COLLECTED MATERIAL:

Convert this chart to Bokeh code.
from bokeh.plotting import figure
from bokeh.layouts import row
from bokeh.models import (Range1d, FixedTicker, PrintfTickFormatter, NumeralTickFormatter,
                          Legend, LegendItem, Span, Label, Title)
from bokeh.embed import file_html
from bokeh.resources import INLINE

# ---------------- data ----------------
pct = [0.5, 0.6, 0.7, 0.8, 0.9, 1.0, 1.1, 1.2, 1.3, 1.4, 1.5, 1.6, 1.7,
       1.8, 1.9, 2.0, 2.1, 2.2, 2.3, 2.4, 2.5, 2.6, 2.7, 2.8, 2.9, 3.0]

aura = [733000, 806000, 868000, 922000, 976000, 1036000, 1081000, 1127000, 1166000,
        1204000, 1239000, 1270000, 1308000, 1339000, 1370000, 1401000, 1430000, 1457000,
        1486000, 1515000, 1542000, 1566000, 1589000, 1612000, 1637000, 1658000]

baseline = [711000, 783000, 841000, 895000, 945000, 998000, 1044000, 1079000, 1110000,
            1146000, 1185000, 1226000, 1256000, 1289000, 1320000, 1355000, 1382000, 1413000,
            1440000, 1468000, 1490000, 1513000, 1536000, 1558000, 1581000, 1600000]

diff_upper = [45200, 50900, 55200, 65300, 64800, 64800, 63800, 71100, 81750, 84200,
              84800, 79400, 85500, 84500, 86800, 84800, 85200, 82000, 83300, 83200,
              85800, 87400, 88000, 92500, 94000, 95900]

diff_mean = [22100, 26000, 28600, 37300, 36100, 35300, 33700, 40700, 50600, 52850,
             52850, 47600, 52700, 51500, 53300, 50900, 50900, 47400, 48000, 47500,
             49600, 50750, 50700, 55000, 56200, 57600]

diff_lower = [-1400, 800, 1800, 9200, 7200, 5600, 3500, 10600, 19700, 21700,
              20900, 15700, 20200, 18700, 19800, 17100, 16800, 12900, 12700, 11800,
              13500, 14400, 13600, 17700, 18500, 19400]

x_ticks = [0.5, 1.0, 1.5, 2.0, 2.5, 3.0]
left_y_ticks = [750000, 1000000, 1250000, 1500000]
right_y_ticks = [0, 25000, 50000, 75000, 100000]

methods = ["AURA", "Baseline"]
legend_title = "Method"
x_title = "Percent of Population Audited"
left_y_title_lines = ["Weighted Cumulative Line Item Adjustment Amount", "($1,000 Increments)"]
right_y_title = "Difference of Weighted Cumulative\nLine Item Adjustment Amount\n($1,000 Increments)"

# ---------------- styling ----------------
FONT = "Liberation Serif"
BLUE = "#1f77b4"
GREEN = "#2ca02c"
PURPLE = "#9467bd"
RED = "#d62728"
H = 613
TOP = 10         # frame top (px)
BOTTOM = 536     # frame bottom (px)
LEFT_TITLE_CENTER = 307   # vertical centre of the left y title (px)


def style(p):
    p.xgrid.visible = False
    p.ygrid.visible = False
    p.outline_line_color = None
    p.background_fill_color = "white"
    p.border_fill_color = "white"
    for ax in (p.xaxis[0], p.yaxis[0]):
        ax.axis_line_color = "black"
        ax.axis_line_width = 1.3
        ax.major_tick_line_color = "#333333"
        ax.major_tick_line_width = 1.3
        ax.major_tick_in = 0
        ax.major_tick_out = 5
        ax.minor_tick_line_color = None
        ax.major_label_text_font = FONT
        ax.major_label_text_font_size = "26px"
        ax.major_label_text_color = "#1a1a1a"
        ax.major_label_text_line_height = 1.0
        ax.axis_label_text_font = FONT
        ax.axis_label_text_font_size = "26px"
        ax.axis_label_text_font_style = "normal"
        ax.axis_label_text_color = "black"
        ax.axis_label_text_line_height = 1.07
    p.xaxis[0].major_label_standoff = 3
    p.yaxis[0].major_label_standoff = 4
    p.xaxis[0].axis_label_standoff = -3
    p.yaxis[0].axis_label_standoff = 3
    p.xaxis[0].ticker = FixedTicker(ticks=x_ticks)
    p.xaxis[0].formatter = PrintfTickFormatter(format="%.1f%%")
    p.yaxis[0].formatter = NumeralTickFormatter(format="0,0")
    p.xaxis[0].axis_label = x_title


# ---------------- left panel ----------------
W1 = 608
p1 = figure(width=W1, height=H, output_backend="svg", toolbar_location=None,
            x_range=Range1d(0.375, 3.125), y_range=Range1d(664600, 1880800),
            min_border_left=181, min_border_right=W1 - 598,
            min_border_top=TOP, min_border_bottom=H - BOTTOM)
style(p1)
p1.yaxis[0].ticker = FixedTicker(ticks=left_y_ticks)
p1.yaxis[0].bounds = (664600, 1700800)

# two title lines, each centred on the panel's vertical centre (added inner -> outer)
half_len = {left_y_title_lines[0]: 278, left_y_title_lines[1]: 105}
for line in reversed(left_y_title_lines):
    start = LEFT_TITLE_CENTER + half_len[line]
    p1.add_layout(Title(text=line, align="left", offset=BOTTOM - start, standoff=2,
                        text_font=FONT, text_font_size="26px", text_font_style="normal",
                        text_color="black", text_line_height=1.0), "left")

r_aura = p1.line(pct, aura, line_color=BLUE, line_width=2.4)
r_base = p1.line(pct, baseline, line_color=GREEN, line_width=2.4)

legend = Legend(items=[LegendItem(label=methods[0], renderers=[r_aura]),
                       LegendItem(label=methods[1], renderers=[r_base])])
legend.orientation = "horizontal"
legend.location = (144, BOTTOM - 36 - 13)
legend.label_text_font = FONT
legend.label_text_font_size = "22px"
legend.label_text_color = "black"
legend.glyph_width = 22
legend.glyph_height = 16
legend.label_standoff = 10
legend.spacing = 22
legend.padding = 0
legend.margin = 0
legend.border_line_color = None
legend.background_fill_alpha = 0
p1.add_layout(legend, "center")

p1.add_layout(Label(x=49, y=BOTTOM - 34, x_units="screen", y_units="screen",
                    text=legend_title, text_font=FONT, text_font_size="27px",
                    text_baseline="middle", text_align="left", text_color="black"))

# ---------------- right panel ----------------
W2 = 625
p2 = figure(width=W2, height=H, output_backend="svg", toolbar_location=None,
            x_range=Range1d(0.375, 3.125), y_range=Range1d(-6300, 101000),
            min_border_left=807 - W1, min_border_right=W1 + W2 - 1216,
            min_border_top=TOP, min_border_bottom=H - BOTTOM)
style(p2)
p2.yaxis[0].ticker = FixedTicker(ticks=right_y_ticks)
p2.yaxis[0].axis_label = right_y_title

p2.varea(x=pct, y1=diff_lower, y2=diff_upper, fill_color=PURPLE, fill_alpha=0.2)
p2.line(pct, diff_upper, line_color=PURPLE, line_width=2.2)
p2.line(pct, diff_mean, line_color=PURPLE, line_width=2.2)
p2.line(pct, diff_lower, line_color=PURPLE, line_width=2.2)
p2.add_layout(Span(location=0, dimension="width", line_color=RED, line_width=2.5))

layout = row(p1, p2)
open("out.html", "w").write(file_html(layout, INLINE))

REQUIRED WORK:
Copy each line of the data above without altering a single character.

TASK SOLUTION:
Convert this chart to Bokeh code.
from bokeh.plotting import figure
from bokeh.layouts import row
from bokeh.models import (Range1d, FixedTicker, PrintfTickFormatter, NumeralTickFormatter,
                          Legend, LegendItem, Span, Label, Title)
from bokeh.embed import file_html
from bokeh.resources import INLINE

# ---------------- data ----------------
pct = [0.5, 0.6, 0.7, 0.8, 0.9, 1.0, 1.1, 1.2, 1.3, 1.4, 1.5, 1.6, 1.7,
       1.8, 1.9, 2.0, 2.1, 2.2, 2.3, 2.4, 2.5, 2.6, 2.7, 2.8, 2.9, 3.0]

aura = [733000, 806000, 868000, 922000, 976000, 1036000, 1081000, 1127000, 1166000,
        1204000, 1239000, 1270000, 1308000, 1339000, 1370000, 1401000, 1430000, 1457000,
        1486000, 1515000, 1542000, 1566000, 1589000, 1612000, 1637000, 1658000]

baseline = [711000, 783000, 841000, 895000, 945000, 998000, 1044000, 1079000, 1110000,
            1146000, 1185000, 1226000, 1256000, 1289000, 1320000, 1355000, 1382000, 1413000,
            1440000, 1468000, 1490000, 1513000, 1536000, 1558000, 1581000, 1600000]

diff_upper = [45200, 50900, 55200, 65300, 64800, 64800, 63800, 71100, 81750, 84200,
              84800, 79400, 85500, 84500, 86800, 84800, 85200, 82000, 83300, 83200,
              85800, 87400, 88000, 92500, 94000, 95900]

diff_mean = [22100, 26000, 28600, 37300, 36100, 35300, 33700, 40700, 50600, 52850,
             52850, 47600, 52700, 51500, 53300, 50900, 50900, 47400, 48000, 47500,
             49600, 50750, 50700, 55000, 56200, 57600]

diff_lower = [-1400, 800, 1800, 9200, 7200, 5600, 3500, 10600, 19700, 21700,
              20900, 15700, 20200, 18700, 19800, 17100, 16800, 12900, 12700, 11800,
              13500, 14400, 13600, 17700, 18500, 19400]

x_ticks = [0.5, 1.0, 1.5, 2.0, 2.5, 3.0]
left_y_ticks = [750000, 1000000, 1250000, 1500000]
right_y_ticks = [0, 25000, 50000, 75000, 100000]

methods = ["AURA", "Baseline"]
legend_title = "Method"
x_title = "Percent of Population Audited"
left_y_title_lines = ["Weighted Cumulative Line Item Adjustment Amount", "($1,000 Increments)"]
right_y_title = "Difference of Weighted Cumulative\nLine Item Adjustment Amount\n($1,000 Increments)"

# ---------------- styling ----------------
FONT = "Liberation Serif"
BLUE = "#1f77b4"
GREEN = "#2ca02c"
PURPLE = "#9467bd"
RED = "#d62728"
H = 613
TOP = 10         # frame top (px)
BOTTOM = 536     # frame bottom (px)
LEFT_TITLE_CENTER = 307   # vertical centre of the left y title (px)


def style(p):
    p.xgrid.visible = False
    p.ygrid.visible = False
    p.outline_line_color = None
    p.background_fill_color = "white"
    p.border_fill_color = "white"
    for ax in (p.xaxis[0], p.yaxis[0]):
        ax.axis_line_color = "black"
        ax.axis_line_width = 1.3
        ax.major_tick_line_color = "#333333"
        ax.major_tick_line_width = 1.3
        ax.major_tick_in = 0
        ax.major_tick_out = 5
        ax.minor_tick_line_color = None
        ax.major_label_text_font = FONT
        ax.major_label_text_font_size = "26px"
        ax.major_label_text_color = "#1a1a1a"
        ax.major_label_text_line_height = 1.0
        ax.axis_label_text_font = FONT
        ax.axis_label_text_font_size = "26px"
        ax.axis_label_text_font_style = "normal"
        ax.axis_label_text_color = "black"
        ax.axis_label_text_line_height = 1.07
    p.xaxis[0].major_label_standoff = 3
    p.yaxis[0].major_label_standoff = 4
    p.xaxis[0].axis_label_standoff = -3
    p.yaxis[0].axis_label_standoff = 3
    p.xaxis[0].ticker = FixedTicker(ticks=x_ticks)
    p.xaxis[0].formatter = PrintfTickFormatter(format="%.1f%%")
    p.yaxis[0].formatter = NumeralTickFormatter(format="0,0")
    p.xaxis[0].axis_label = x_title


# ---------------- left panel ----------------
W1 = 608
p1 = figure(width=W1, height=H, output_backend="svg", toolbar_location=None,
            x_range=Range1d(0.375, 3.125), y_range=Range1d(664600, 1880800),
            min_border_left=181, min_border_right=W1 - 598,
            min_border_top=TOP, min_border_bottom=H - BOTTOM)
style(p1)
p1.yaxis[0].ticker = FixedTicker(ticks=left_y_ticks)
p1.yaxis[0].bounds = (664600, 1700800)

# two title lines, each centred on the panel's vertical centre (added inner -> outer)
half_len = {left_y_title_lines[0]: 278, left_y_title_lines[1]: 105}
for line in reversed(left_y_title_lines):
    start = LEFT_TITLE_CENTER + half_len[line]
    p1.add_layout(Title(text=line, align="left", offset=BOTTOM - start, standoff=2,
                        text_font=FONT, text_font_size="26px", text_font_style="normal",
                        text_color="black", text_line_height=1.0), "left")

r_aura = p1.line(pct, aura, line_color=BLUE, line_width=2.4)
r_base = p1.line(pct, baseline, line_color=GREEN, line_width=2.4)

legend = Legend(items=[LegendItem(label=methods[0], renderers=[r_aura]),
                       LegendItem(label=methods[1], renderers=[r_base])])
legend.orientation = "horizontal"
legend.location = (144, BOTTOM - 36 - 13)
legend.label_text_font = FONT
legend.label_text_font_size = "22px"
legend.label_text_color = "black"
legend.glyph_width = 22
legend.glyph_height = 16
legend.label_standoff = 10
legend.spacing = 22
legend.padding = 0
legend.margin = 0
legend.border_line_color = None
legend.background_fill_alpha = 0
p1.add_layout(legend, "center")

p1.add_layout(Label(x=49, y=BOTTOM - 34, x_units="screen", y_units="screen",
                    text=legend_title, text_font=FONT, text_font_size="27px",
                    text_baseline="middle", text_align="left", text_color="black"))

# ---------------- right panel ----------------
W2 = 625
p2 = figure(width=W2, height=H, output_backend="svg", toolbar_location=None,
            x_range=Range1d(0.375, 3.125), y_range=Range1d(-6300, 101000),
            min_border_left=807 - W1, min_border_right=W1 + W2 - 1216,
            min_border_top=TOP, min_border_bottom=H - BOTTOM)
style(p2)
p2.yaxis[0].ticker = FixedTicker(ticks=right_y_ticks)
p2.yaxis[0].axis_label = right_y_title

p2.varea(x=pct, y1=diff_lower, y2=diff_upper, fill_color=PURPLE, fill_alpha=0.2)
p2.line(pct, diff_upper, line_color=PURPLE, line_width=2.2)
p2.line(pct, diff_mean, line_color=PURPLE, line_width=2.2)
p2.line(pct, diff_lower, line_color=PURPLE, line_width=2.2)
p2.add_layout(Span(location=0, dimension="width", line_color=RED, line_width=2.5))

layout = row(p1, p2)
open("out.html", "w").write(file_html(layout, INLINE))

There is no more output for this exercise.